--- start of PROVIDED MATERIAL ---
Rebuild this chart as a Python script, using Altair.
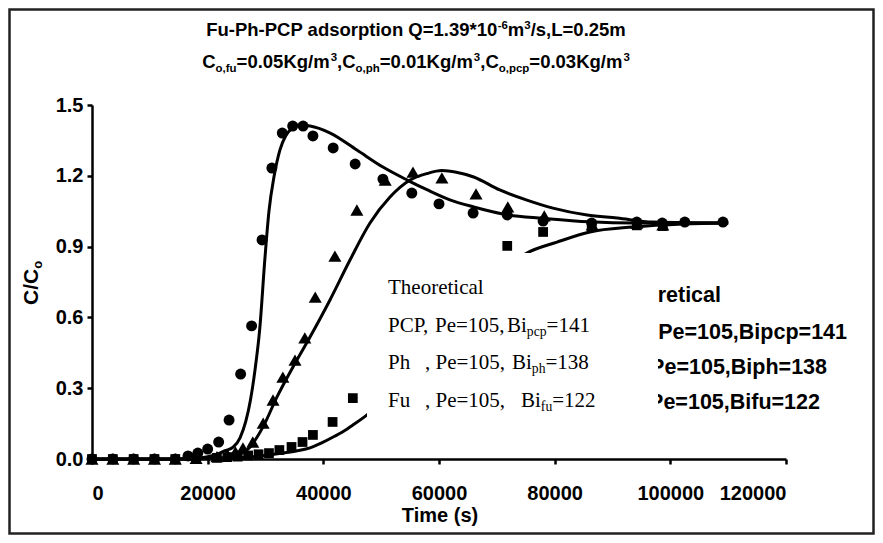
import altair as alt
import pandas as pd

# ---------------- data ----------------
pcp_t = [0, 3600, 7200, 10800, 14400, 16600, 18300, 20000, 21900, 23700, 25700, 27600, 29400,
         31100, 32900, 34700, 36500, 38200, 41700, 45500, 50300, 55300, 60000, 65900, 71800,
         78000, 86400, 94200, 98600, 102500, 109100]
pcp_c = [0, 0, 0, 0, 0, 0.013, 0.025, 0.042, 0.072, 0.165, 0.36, 0.564, 0.928,
         1.233, 1.381, 1.411, 1.411, 1.369, 1.318, 1.25, 1.186, 1.127, 1.081, 1.042, 1.034,
         1.008, 1.0, 1.004, 1.0, 1.004, 1.004]

ph_t = [0, 3600, 7200, 10800, 14400, 18000, 21600, 23400, 24800, 26100, 27800, 29600, 31300,
        33000, 35100, 36800, 38600, 42000, 45800, 50700, 55500, 60500, 66400, 71900, 78200,
        86500, 94200, 98700]
ph_c = [0, 0, 0, 0, 0, 0.003, 0.01, 0.02, 0.03, 0.047, 0.072, 0.152, 0.25,
        0.347, 0.419, 0.513, 0.686, 0.86, 1.055, 1.182, 1.216, 1.191, 1.123, 1.068, 1.03,
        0.992, 1.0, 0.992]

fu_t = [0, 3600, 7200, 10800, 14400, 18000, 21600, 23400, 25200, 27000, 28800, 30600, 32400,
        34500, 36400, 38200, 41600, 45100, 71800, 78000, 86400, 94200, 98700]
fu_c = [0, 0, 0, 0, 0, 0.003, 0.005, 0.008, 0.01, 0.015, 0.02, 0.025, 0.038,
        0.051, 0.072, 0.102, 0.157, 0.258, 0.903, 0.962, 0.983, 0.99, 0.987]

# theoretical curves
pcp_th_t = [0, 14400, 18000, 20000, 21600, 23000, 24400, 25600, 26600, 27400, 28200, 29000, 29900,
            30600, 31500, 32500, 33500, 34500, 35600, 37700, 41200, 45800, 50300, 54500, 58000,
            62000, 66000, 72000, 78000, 86000, 94000, 110000]
pcp_th_c = [0, 0, 0.004, 0.01, 0.02, 0.035, 0.05, 0.09, 0.16, 0.25, 0.38, 0.55, 0.85,
            1.05, 1.2, 1.31, 1.37, 1.40, 1.415, 1.411, 1.381, 1.309, 1.237, 1.182, 1.14,
            1.097, 1.068, 1.034, 1.02, 1.005, 1.0, 1.0]

ph_th_t = [0, 14400, 20000, 23000, 25000, 27300, 29570, 31990, 34750, 37700, 41150, 44610, 48070,
           51530, 55000, 58000, 60500, 63000, 66000, 70500, 75200, 79700, 85600, 90800, 97000, 110000]
ph_th_c = [0, 0, 0.002, 0.005, 0.015, 0.05, 0.136, 0.263, 0.39, 0.517, 0.674, 0.843, 1.0,
           1.11, 1.182, 1.21, 1.222, 1.215, 1.195, 1.14, 1.097, 1.063, 1.034, 1.021, 1.004, 1.0]

fu_th_t = [0, 14400, 20000, 24000, 27300, 30000, 33000, 35500, 37700, 39700, 41700, 43500, 45100,
           47500, 50000, 55000, 60000, 65000, 70000, 75200, 80400, 86100, 93500, 102200, 110000]
fu_th_c = [0, 0, 0.002, 0.005, 0.008, 0.015, 0.025, 0.035, 0.047, 0.068, 0.093, 0.118, 0.144,
           0.186, 0.24, 0.37, 0.52, 0.66, 0.78, 0.873, 0.919, 0.962, 0.983, 0.996, 1.0]

x_ticks = [0, 20000, 40000, 60000, 80000, 100000, 120000]
y_ticks = [0.0, 0.3, 0.6, 0.9, 1.2, 1.5]

title_line1 = [("Fu-Ph-PCP adsorption Q=1.39*10", "n"), ("-6", "sup"), ("m", "n"), ("3", "sup"),
               ("/s,L=0.25m", "n")]
title_line2 = [("C", "n"), ("o,fu", "sub"), ("=0.05Kg/m", "n"), ("3", "sup"), (",C", "n"),
               ("o,ph", "sub"), ("=0.01Kg/m", "n"), ("3", "sup"), (",C", "n"), ("o,pcp", "sub"),
               ("=0.03Kg/m", "n"), ("3", "sup")]
back_legend = ["Theoretical", "PCP, Pe=105,Bipcp=141", "Ph, Pe=105,Biph=138", "Fu, Pe=105,Bifu=122"]
# (text, kind, optional page-x where this piece starts)
front_legend = [
    [("Theoretical", "n", 388)],
    [("PCP,", "n", 388), ("Pe=105,", "n", 435), ("Bi", "n", 507), ("pcp", "sub", None), ("=141", "n", None)],
    [("Ph", "n", 388), (", Pe=105,", "n", 425), ("Bi", "n", 512), ("ph", "sub", None), ("=138", "n", None)],
    [("Fu", "n", 388), (", Pe=105,", "n", 425), ("Bi", "n", 521), ("fu", "sub", None), ("=122", "n", None)],
]

# ---------------- layout ----------------
W, H = 694, 354
PAD_L, PAD_T, PAD_R, PAD_B = 84, 97, 89, 76
SANS = "Liberation Sans, Arial, sans-serif"
SERIF = "Liberation Serif, Times New Roman, serif"

ARIAL_B = {' ': 278, '-': 333, '.': 278, ',': 278, '/': 278, '=': 584, '*': 389, '(': 333, ')': 333,
           'A': 722, 'B': 722, 'C': 722, 'F': 611, 'K': 778, 'L': 611, 'P': 667, 'Q': 778, 'T': 611,
           'a': 556, 'c': 556, 'd': 611, 'e': 556, 'f': 333, 'g': 611, 'h': 611, 'i': 278, 'l': 278,
           'm': 889, 'n': 611, 'o': 611, 'p': 611, 'r': 389, 's': 556, 't': 333, 'u': 611,
           'digit': 556}
TIMES = {' ': 250, ',': 250, '.': 250, '=': 564, 'B': 667, 'C': 667, 'F': 556, 'P': 556, 'T': 611,
         'a': 444, 'c': 444, 'e': 444, 'f': 333, 'h': 500, 'i': 278, 'l': 278, 'o': 500, 'p': 500,
         'r': 333, 't': 278, 'u': 500, 'digit': 500}


def text_w(s, table, fs):
    return sum(table['digit'] if ch.isdigit() else table.get(ch, 500) for ch in s) * fs / 1000.0


def rich(segments, table, fs, x0, y0, center=False):
    rows = []
    total = sum(text_w(t, table, fs * (0.62 if k != "n" else 1)) for t, k in segments)
    x = x0 - total / 2 if center else x0
    for t, k in segments:
        size = fs if k == "n" else fs * 0.62
        dy = 0 if k == "n" else (-0.38 * fs if k == "sup" else 0.2 * fs)
        rows.append({"x": x, "y": y0 + dy, "text": t, "size": size})
        x += text_w(t, table, size)
    return rows


# title rows (plot-origin pixel coordinates)
TFS = 18.5
TCX = 416
title_rows = rich(title_line1, ARIAL_B, TFS, TCX - 92, 36 - 105, center=True) + \
             rich(title_line2, ARIAL_B, TFS, TCX - 92, 68 - 105, center=True)

# front legend rows (Times)
LFS = 21
front_rows = []
base_y = [294 - 105, 332 - 105, 369 - 105, 407 - 105]
for segs, by in zip(front_legend, base_y):
    x = 0
    for t, k, px in segs:
        if px is not None:
            x = px - 92
        size = LFS if k == "n" else LFS * 0.65
        dy = 0 if k == "n" else 0.17 * LFS
        front_rows.append({"x": x, "y": by + dy, "text": t, "size": size})
        x += text_w(t, TIMES, size)

back_rows = [{"x": ex - 92, "y": by - 105, "text": t, "size": 21.5}
             for t, ex, by in zip(back_legend, [721, 847, 827, 820], [302, 339, 374, 409])]

# axis title rows
xtitle_rows = [{"x": 440 - 92, "y": 522 - 105, "text": "Time (s)", "size": 20}]
YFS = 21
ystart = 305 - 105
ywm = text_w("C/C", ARIAL_B, YFS)
ytitle_rows = [{"x": 38 - 92, "y": ystart, "text": "C/C", "size": YFS},
               {"x": 38 - 92 + 0.2 * YFS, "y": ystart - ywm, "text": "o", "size": YFS * 0.62}]

# ---------------- chart ----------------
xs = alt.Scale(domain=[0, 120000], nice=False)
ys = alt.Scale(domain=[0, 1.5], nice=False)

rows = []
for name, t, c in [("PCP", pcp_th_t, pcp_th_c), ("Ph", ph_th_t, ph_th_c), ("Fu", fu_th_t, fu_th_c)]:
    rows += [{"series": name, "t": a, "c": b} for a, b in zip(t, c)]
curves = pd.DataFrame(rows)

xaxis = alt.Axis(values=x_ticks, format="d", title=None, labelPadding=19)
yaxis = alt.Axis(values=y_ticks, format=".1f", title=None, labelPadding=4)

lines = alt.Chart(curves).mark_line(color="black", strokeWidth=3, interpolate="monotone").encode(
    x=alt.X("t:Q", scale=xs, axis=xaxis),
    y=alt.Y("c:Q", scale=ys, axis=yaxis),
    detail="series:N",
)


def point_layer(t, c, shape, size):
    return alt.Chart(pd.DataFrame({"t": t, "c": c})).mark_point(
        filled=True, color="black", opacity=1, shape=shape, size=size
    ).encode(x=alt.X("t:Q", scale=xs), y=alt.Y("c:Q", scale=ys))


def text_layer(rows_, font, weight="bold", align="left", angle=0):
    return alt.Chart(pd.DataFrame(rows_)).mark_text(
        font=font, fontWeight=weight, align=align, baseline="alphabetic", color="black", angle=angle
    ).encode(
        x=alt.X("x:Q", scale=None, axis=None),
        y=alt.Y("y:Q", scale=None, axis=None),
        size=alt.Size("size:Q", scale=None, legend=None),
        text="text:N",
    )


one = pd.DataFrame({"k": [0]})
white_box = alt.Chart(one).mark_rect(fill="white", stroke=None).encode(
    x=alt.value(367 - 92), x2=alt.value(658 - 92), y=alt.value(253 - 105), y2=alt.value(425 - 105)
)
frame = alt.Chart(one).mark_rect(fill=None, stroke="#222222", strokeWidth=2.5).encode(
    x=alt.value(-PAD_L + 1.5), x2=alt.value(W + PAD_R - 1.5),
    y=alt.value(-PAD_T + 1.5), y2=alt.value(H + PAD_B - 1.5)
)

chart = alt.layer(
    lines,
    point_layer(pcp_t, pcp_c, "circle", 120),
    point_layer(ph_t, ph_c, "triangle-up", 170),
    point_layer(fu_t, fu_c, "square", 95),
    text_layer(back_rows, SANS, align="right"),
    white_box,
    text_layer(front_rows, SERIF, weight="normal"),
    text_layer(title_rows, SANS),
    text_layer(xtitle_rows, SANS, align="center"),
    text_layer(ytitle_rows, SANS, angle=270),
    frame,
).properties(
    width=W, height=H,
    autosize=alt.AutoSizeParams(type="none"),
    padding={"left": PAD_L, "top": PAD_T, "right": PAD_R, "bottom": PAD_B},
    background="white",
).configure_view(stroke=None).configure_axis(
    grid=False, domainColor="black", domainWidth=2.5, tickColor="black", tickWidth=2.5,
    tickSize=5, labelFont=SANS, labelFontWeight="bold", labelFontSize=20, labelColor="black",
)

chart.save("out.html", embed_options={"renderer": "svg", "actions": False})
--- end of PROVIDED MATERIAL ---
**TASK DESCRIPTION**
The lines from the start of the data through the line that contains "0.983, 0.99, 0.987]" are to be returned exactly, please, with both ends included and every picture left out.

**THE SOLUTION**
Rebuild this chart as a Python script, using Altair.
import altair as alt
import pandas as pd

# ---------------- data ----------------
pcp_t = [0, 3600, 7200, 10800, 14400, 16600, 18300, 20000, 21900, 23700, 25700, 27600, 29400,
         31100, 32900, 34700, 36500, 38200, 41700, 45500, 50300, 55300, 60000, 65900, 71800,
         78000, 86400, 94200, 98600, 102500, 109100]
pcp_c = [0, 0, 0, 0, 0, 0.013, 0.025, 0.042, 0.072, 0.165, 0.36, 0.564, 0.928,
         1.233, 1.381, 1.411, 1.411, 1.369, 1.318, 1.25, 1.186, 1.127, 1.081, 1.042, 1.034,
         1.008, 1.0, 1.004, 1.0, 1.004, 1.004]

ph_t = [0, 3600, 7200, 10800, 14400, 18000, 21600, 23400, 24800, 26100, 27800, 29600, 31300,
        33000, 35100, 36800, 38600, 42000, 45800, 50700, 55500, 60500, 66400, 71900, 78200,
        86500, 94200, 98700]
ph_c = [0, 0, 0, 0, 0, 0.003, 0.01, 0.02, 0.03, 0.047, 0.072, 0.152, 0.25,
        0.347, 0.419, 0.513, 0.686, 0.86, 1.055, 1.182, 1.216, 1.191, 1.123, 1.068, 1.03,
        0.992, 1.0, 0.992]

fu_t = [0, 3600, 7200, 10800, 14400, 18000, 21600, 23400, 25200, 27000, 28800, 30600, 32400,
        34500, 36400, 38200, 41600, 45100, 71800, 78000, 86400, 94200, 98700]
fu_c = [0, 0, 0, 0, 0, 0.003, 0.005, 0.008, 0.01, 0.015, 0.02, 0.025, 0.038,
        0.051, 0.072, 0.102, 0.157, 0.258, 0.903, 0.962, 0.983, 0.99, 0.987]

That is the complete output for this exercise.